[Start Stored data]

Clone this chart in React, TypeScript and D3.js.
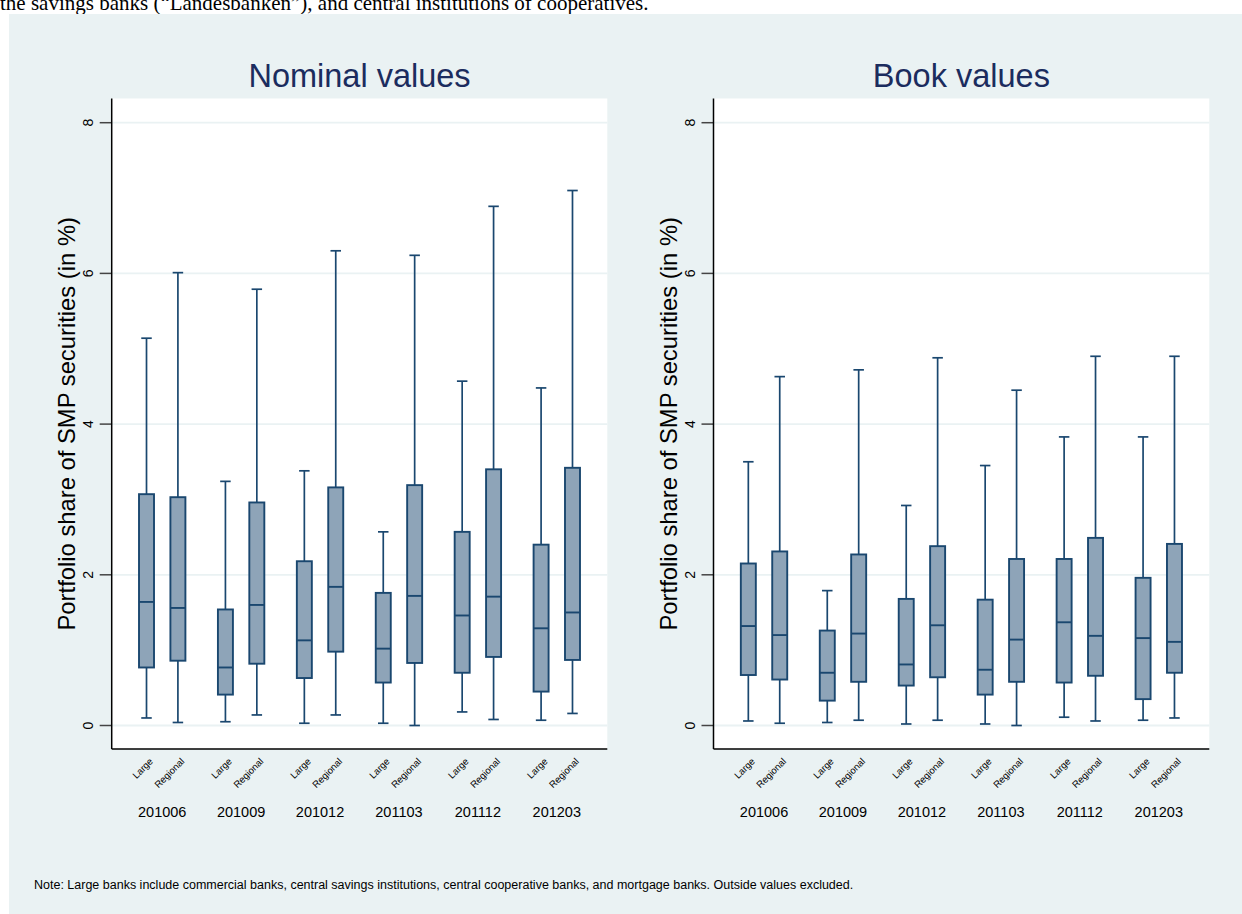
import React from "react";
import * as d3 from "d3";

// ---- Data ----
const periods = ["201006", "201009", "201012", "201103", "201112", "201203"];
const bankTypes = ["Large", "Regional"];
const yTicks = [0, 2, 4, 6, 8];

// order: for each period -> Large, Regional
const nominalHigh = [5.14, 6.01, 3.24, 5.79, 3.38, 6.3, 2.57, 6.24, 4.57, 6.89, 4.48, 7.1];
const nominalQ3 = [3.07, 3.03, 1.54, 2.96, 2.18, 3.16, 1.76, 3.19, 2.57, 3.4, 2.4, 3.42];
const nominalMedian = [1.64, 1.56, 0.77, 1.6, 1.13, 1.84, 1.02, 1.72, 1.46, 1.71, 1.29, 1.5];
const nominalQ1 = [0.77, 0.86, 0.41, 0.82, 0.63, 0.98, 0.57, 0.83, 0.7, 0.91, 0.45, 0.87];
const nominalLow = [0.1, 0.04, 0.05, 0.14, 0.03, 0.14, 0.03, 0.0, 0.18, 0.08, 0.07, 0.16];

const bookHigh = [3.5, 4.63, 1.79, 4.72, 2.92, 4.88, 3.45, 4.45, 3.83, 4.9, 3.83, 4.9];
const bookQ3 = [2.15, 2.31, 1.26, 2.27, 1.68, 2.38, 1.67, 2.21, 2.21, 2.49, 1.96, 2.41];
const bookMedian = [1.32, 1.2, 0.7, 1.22, 0.81, 1.33, 0.74, 1.14, 1.37, 1.19, 1.16, 1.11];
const bookQ1 = [0.67, 0.61, 0.33, 0.58, 0.53, 0.64, 0.41, 0.58, 0.57, 0.66, 0.35, 0.7];
const bookLow = [0.06, 0.03, 0.04, 0.07, 0.02, 0.07, 0.02, 0.0, 0.11, 0.06, 0.07, 0.1];

const panelTitles = ["Nominal values", "Book values"];
const yAxisTitle = "Portfolio share of SMP securities (in %)";
const noteText =
  "Note: Large banks include commercial banks, central savings institutions, central cooperative banks, and mortgage banks. Outside values excluded.";
const topText = "the savings banks (\u201CLandesbanken\u201D), and central institutions of cooperatives.";

// ---- Styles ----
const FONT = "'Liberation Sans', Arial, Helvetica, sans-serif";
const BG = "#eaf2f3";
const NAVY = "#1a476f";
const FILL = "#8ea4b8";
const TITLE_COLOR = "#1b2c5e";

type BoxStat = { period: string; type: string; lo: number; q1: number; med: number; q3: number; hi: number };

function buildStats(lo: number[], q1: number[], med: number[], q3: number[], hi: number[]): BoxStat[] {
  const out: BoxStat[] = [];
  periods.forEach((p, i) => {
    bankTypes.forEach((t, j) => {
      const k = i * bankTypes.length + j;
      out.push({ period: p, type: t, lo: lo[k], q1: q1[k], med: med[k], q3: q3[k], hi: hi[k] });
    });
  });
  return out;
}

const nominalStats = buildStats(nominalLow, nominalQ1, nominalMedian, nominalQ3, nominalHigh);
const bookStats = buildStats(bookLow, bookQ1, bookMedian, bookQ3, bookHigh);

const PLOT_TOP = 98.5;
const PLOT_BOTTOM = 749;

function Panel({ x0, x1, title, stats }: { x0: number; x1: number; title: string; stats: BoxStat[] }) {
  const y = d3.scaleLinear().domain([0, 8]).range([725.5, 122.7]);
  const group = d3.scaleBand<string>().domain(periods).range([x0, x1]).paddingInner(0).paddingOuter(0.14);
  const sub = d3.scalePoint<string>().domain(bankTypes).range([-15.7, 15.7]);
  const boxW = 15;
  const capW = 10.5;
  const cx = (x0 + x1) / 2;

  return (
    <g>
      <rect x={x0} y={PLOT_TOP} width={x1 - x0} height={PLOT_BOTTOM - PLOT_TOP} fill="#ffffff" />
      {yTicks.map((t) => (
        <line key={"g" + t} x1={x0} x2={x1} y1={y(t)} y2={y(t)} stroke={BG} strokeWidth={1.8} />
      ))}
      {/* title */}
      <text x={cx} y={87} textAnchor="middle" fontFamily={FONT} fontSize={32.5} fill={TITLE_COLOR}>
        {title}
      </text>
      {/* y axis title */}
      <text
        transform={`translate(${x0 - 45},${(PLOT_TOP + PLOT_BOTTOM) / 2}) rotate(-90)`}
        textAnchor="middle"
        dominantBaseline="central"
        fontFamily={FONT}
        fontSize={23.8}
        fill="#000"
      >
        {yAxisTitle}
      </text>
      {/* y ticks */}
      {yTicks.map((t) => (
        <g key={"t" + t}>
          <line x1={x0 - 12} x2={x0} y1={y(t)} y2={y(t)} stroke="#444" strokeWidth={1.5} />
          <text
            transform={`translate(${x0 - 24},${y(t)}) rotate(-90)`}
            textAnchor="middle"
            dominantBaseline="central"
            fontFamily={FONT}
            fontSize={14}
            fill="#000"
          >
            {t}
          </text>
        </g>
      ))}
      {/* boxes */}
      {stats.map((s, i) => {
        const gx = (group(s.period) as number) + group.bandwidth() / 2 + (sub(s.type) as number);
        return (
          <g key={"b" + i}>
            <line x1={gx} x2={gx} y1={y(s.hi)} y2={y(s.q3)} stroke={NAVY} strokeWidth={1.7} />
            <line x1={gx} x2={gx} y1={y(s.q1)} y2={y(s.lo)} stroke={NAVY} strokeWidth={1.7} />
            <line x1={gx - capW / 2} x2={gx + capW / 2} y1={y(s.hi)} y2={y(s.hi)} stroke={NAVY} strokeWidth={1.7} />
            <line x1={gx - capW / 2} x2={gx + capW / 2} y1={y(s.lo)} y2={y(s.lo)} stroke={NAVY} strokeWidth={1.7} />
            <rect
              x={gx - boxW / 2}
              y={y(s.q3)}
              width={boxW}
              height={y(s.q1) - y(s.q3)}
              fill={FILL}
              stroke={NAVY}
              strokeWidth={1.9}
            />
            <line x1={gx - boxW / 2} x2={gx + boxW / 2} y1={y(s.med)} y2={y(s.med)} stroke={NAVY} strokeWidth={1.9} />
            <text
              transform={`translate(${gx + 2},${PLOT_BOTTOM + 8}) rotate(-45)`}
              textAnchor="end"
              dominantBaseline="hanging"
              fontFamily={FONT}
              fontSize={9.5}
              fill="#000"
            >
              {s.type}
            </text>
          </g>
        );
      })}
      {/* group labels */}
      {periods.map((p) => (
        <text
          key={"p" + p}
          x={(group(p) as number) + group.bandwidth() / 2}
          y={816.5}
          textAnchor="middle"
          fontFamily={FONT}
          fontSize={14.5}
          fill="#000"
        >
          {p}
        </text>
      ))}
      {/* axis lines */}
      <line x1={x0} x2={x0} y1={PLOT_TOP} y2={PLOT_BOTTOM} stroke="#000" strokeWidth={1.5} />
      <line x1={x0} x2={x1} y1={PLOT_BOTTOM} y2={PLOT_BOTTOM} stroke="#000" strokeWidth={1.5} />
    </g>
  );
}

export default function App() {
  return (
    <svg
      width={1242}
      height={914}
      style={{ position: "absolute", left: 0, top: 0, background: "#ffffff" }}
    >
      <rect x={0} y={0} width={1242} height={914} fill="#ffffff" />
      <text x={0} y={10} fontFamily="'Liberation Serif', 'Times New Roman', serif" fontSize={21} fill="#000">
        {topText}
      </text>
      <rect x={9} y={14} width={1242 - 9} height={914 - 14} fill={BG} />
      <Panel x0={111.7} x1={607.3} title={panelTitles[0]} stats={nominalStats} />
      <Panel x0={713.5} x1={1209.3} title={panelTitles[1]} stats={bookStats} />
      <text x={34} y={889} fontFamily={FONT} fontSize={12.5} fill="#000">
        {noteText}
      </text>
    </svg>
  );
}
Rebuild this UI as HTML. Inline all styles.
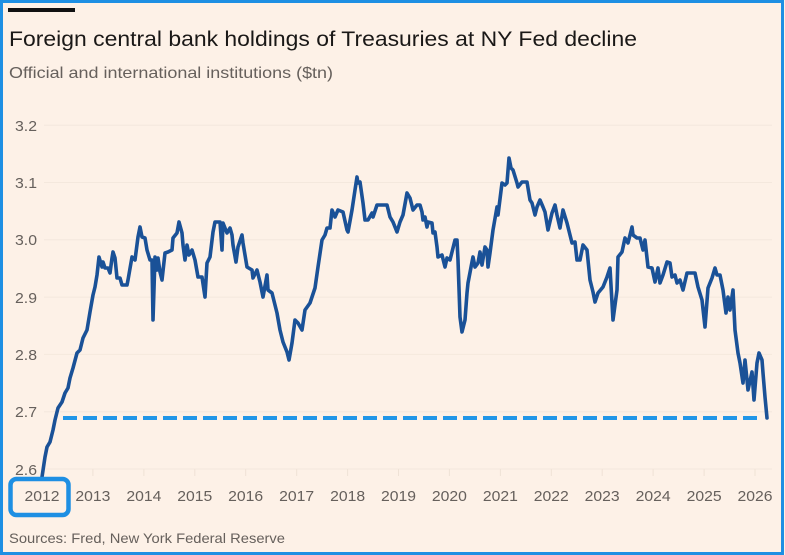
<!DOCTYPE html>
<html>
<head>
<meta charset="utf-8">
<style>
html,body{margin:0;padding:0;background:#fdf1e7;}
svg{display:block;}
text{font-family:"Liberation Sans",sans-serif;}
</style>
</head>
<body>
<svg width="785" height="555" viewBox="0 0 785 555" xmlns="http://www.w3.org/2000/svg">
<rect x="0" y="0" width="785" height="555" fill="#fdf1e7"/>
<rect x="1.5" y="1.5" width="781" height="552" fill="none" stroke="#1e8fe3" stroke-width="3"/>
<rect x="8" y="8" width="67" height="4" fill="#111"/>
<text x="9" y="46" font-size="21" fill="#1a1817" textLength="628" lengthAdjust="spacingAndGlyphs">Foreign central bank holdings of Treasuries at NY Fed decline</text>
<text x="9" y="78" font-size="16" fill="#66605c" textLength="324" lengthAdjust="spacingAndGlyphs">Official and international institutions ($tn)</text>
<g stroke="#f4e8dd" stroke-width="1">
<line x1="44" y1="125.2" x2="772" y2="125.2"/>
<line x1="44" y1="182.5" x2="772" y2="182.5"/>
<line x1="44" y1="239.8" x2="772" y2="239.8"/>
<line x1="44" y1="297.1" x2="772" y2="297.1"/>
<line x1="44" y1="354.4" x2="772" y2="354.4"/>
<line x1="44" y1="411.7" x2="772" y2="411.7"/>
<line x1="44" y1="469" x2="772" y2="469"/>
</g>
<g stroke="#efe2d6" stroke-width="1">
<line x1="92.9" y1="469" x2="92.9" y2="476"/>
<line x1="143.9" y1="469" x2="143.9" y2="476"/>
<line x1="194.8" y1="469" x2="194.8" y2="476"/>
<line x1="245.7" y1="469" x2="245.7" y2="476"/>
<line x1="296.7" y1="469" x2="296.7" y2="476"/>
<line x1="347.6" y1="469" x2="347.6" y2="476"/>
<line x1="398.5" y1="469" x2="398.5" y2="476"/>
<line x1="449.4" y1="469" x2="449.4" y2="476"/>
<line x1="500.4" y1="469" x2="500.4" y2="476"/>
<line x1="551.3" y1="469" x2="551.3" y2="476"/>
<line x1="602.2" y1="469" x2="602.2" y2="476"/>
<line x1="653.1" y1="469" x2="653.1" y2="476"/>
<line x1="704.1" y1="469" x2="704.1" y2="476"/>
<line x1="755" y1="469" x2="755" y2="476"/>
</g>
<g font-size="15" fill="#66605c">
<text x="15" y="131" textLength="22" lengthAdjust="spacingAndGlyphs">3.2</text>
<text x="15" y="188" textLength="22" lengthAdjust="spacingAndGlyphs">3.1</text>
<text x="15" y="245" textLength="22" lengthAdjust="spacingAndGlyphs">3.0</text>
<text x="15" y="303" textLength="22" lengthAdjust="spacingAndGlyphs">2.9</text>
<text x="15" y="360" textLength="22" lengthAdjust="spacingAndGlyphs">2.8</text>
<text x="15" y="417" textLength="22" lengthAdjust="spacingAndGlyphs">2.7</text>
<text x="15" y="475" textLength="22" lengthAdjust="spacingAndGlyphs">2.6</text>
</g>
<g font-size="15" fill="#66605c" text-anchor="middle">
<text x="42" y="501" textLength="35" lengthAdjust="spacingAndGlyphs">2012</text>
<text x="92.9" y="501" textLength="35" lengthAdjust="spacingAndGlyphs">2013</text>
<text x="143.9" y="501" textLength="35" lengthAdjust="spacingAndGlyphs">2014</text>
<text x="194.8" y="501" textLength="35" lengthAdjust="spacingAndGlyphs">2015</text>
<text x="245.7" y="501" textLength="35" lengthAdjust="spacingAndGlyphs">2016</text>
<text x="296.7" y="501" textLength="35" lengthAdjust="spacingAndGlyphs">2017</text>
<text x="347.6" y="501" textLength="35" lengthAdjust="spacingAndGlyphs">2018</text>
<text x="398.5" y="501" textLength="35" lengthAdjust="spacingAndGlyphs">2019</text>
<text x="449.4" y="501" textLength="35" lengthAdjust="spacingAndGlyphs">2020</text>
<text x="500.4" y="501" textLength="35" lengthAdjust="spacingAndGlyphs">2021</text>
<text x="551.3" y="501" textLength="35" lengthAdjust="spacingAndGlyphs">2022</text>
<text x="602.2" y="501" textLength="35" lengthAdjust="spacingAndGlyphs">2023</text>
<text x="653.1" y="501" textLength="35" lengthAdjust="spacingAndGlyphs">2024</text>
<text x="704.1" y="501" textLength="35" lengthAdjust="spacingAndGlyphs">2025</text>
<text x="755" y="501" textLength="35" lengthAdjust="spacingAndGlyphs">2026</text>
</g>
<line x1="63" y1="418" x2="757" y2="418" stroke="#2196e8" stroke-width="4" stroke-dasharray="14 6"/>
<polyline fill="none" stroke="#1a5197" stroke-width="3.6" stroke-linejoin="round" stroke-linecap="round" points="42,477 45,457 47,447 50,442 53,430 55,420 58,408 62,402 65,393 68,388 70,378 73,368 77,353 80,350 83,338 87,330 90,312 93,295 95,287 97,275 99,257 102,267 103,262 105,268 108,268 110,273 112,258 113,252 115,258 117,278 120,278 122,285 127,285 128,280 132,257 135,260 138,237 140,227 142,237 145,238 147,250 150,260 152,260 153,320 155,257 157,270 158,258 160,272 162,280 165,253 168,252 172,250 173,238 177,233 179,222 182,233 183,245 185,260 187,245 189,255 192,250 195,260 198,277 202,277 205,297 207,263 210,257 213,232 215,222 220,222 222,250 223,223 227,233 230,228 232,235 233,245 236,262 238,247 242,235 243,243 247,267 252,270 253,278 257,270 260,282 263,297 267,275 268,290 272,293 277,313 280,330 283,342 287,352 289,360 292,343 295,320 298,323 302,330 305,310 310,303 315,288 318,267 322,240 325,235 327,228 330,228 332,210 335,217 338,210 343,212 347,230 348,232 352,210 355,190 357,177 358,183 360,182 363,203 365,220 368,220 372,213 373,217 377,205 380,205 387,205 390,217 393,222 397,232 400,222 403,215 407,193 410,198 413,210 417,205 420,205 422,212 423,220 425,217 427,227 428,222 432,223 433,233 435,232 437,247 438,257 442,255 445,267 447,258 450,260 452,252 455,240 457,240 458,260 460,317 462,332 465,320 467,293 468,283 472,262 473,257 475,267 478,263 480,252 482,265 485,247 487,250 488,267 490,253 493,230 497,207 498,215 502,183 505,185 507,183 509,158 511,168 513,170 517,183 518,187 522,182 527,182 530,200 532,203 535,215 537,207 540,200 543,207 545,212 548,230 552,213 555,205 557,215 560,228 563,210 567,223 572,243 575,242 577,260 580,260 583,245 587,250 590,280 593,292 595,302 598,293 603,287 607,277 610,268 613,320 617,290 618,257 622,252 625,238 628,243 632,227 633,235 637,238 640,238 643,250 645,240 648,267 652,268 655,282 658,268 660,283 663,275 667,262 670,263 672,277 675,275 677,283 680,280 683,290 687,273 695,273 698,287 702,300 705,327 708,288 712,278 715,268 717,275 720,275 723,290 726,313 728,297 730,310 733,290 735,330 738,353 740,363 743,383 745,360 748,390 752,372 754,400 757,363 759,353 762,360 763,373 765,397 767,418"/>
<rect x="10.5" y="479" width="58" height="36" rx="6" ry="6" fill="none" stroke="#1e8fe3" stroke-width="4.5"/>
<text x="9" y="543" font-size="14" fill="#66605c" textLength="276" lengthAdjust="spacingAndGlyphs">Sources: Fred, New York Federal Reserve</text>
</svg>
</body>
</html>
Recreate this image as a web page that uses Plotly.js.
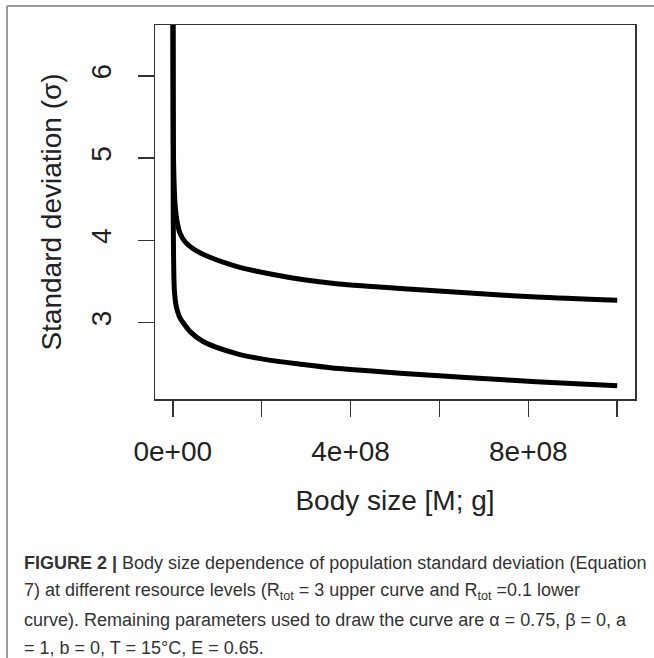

[End Stored data]

What is being asked. Of the lines in the listing above, how many hold the string "this"? Reply with the number only.

Correct answer. 3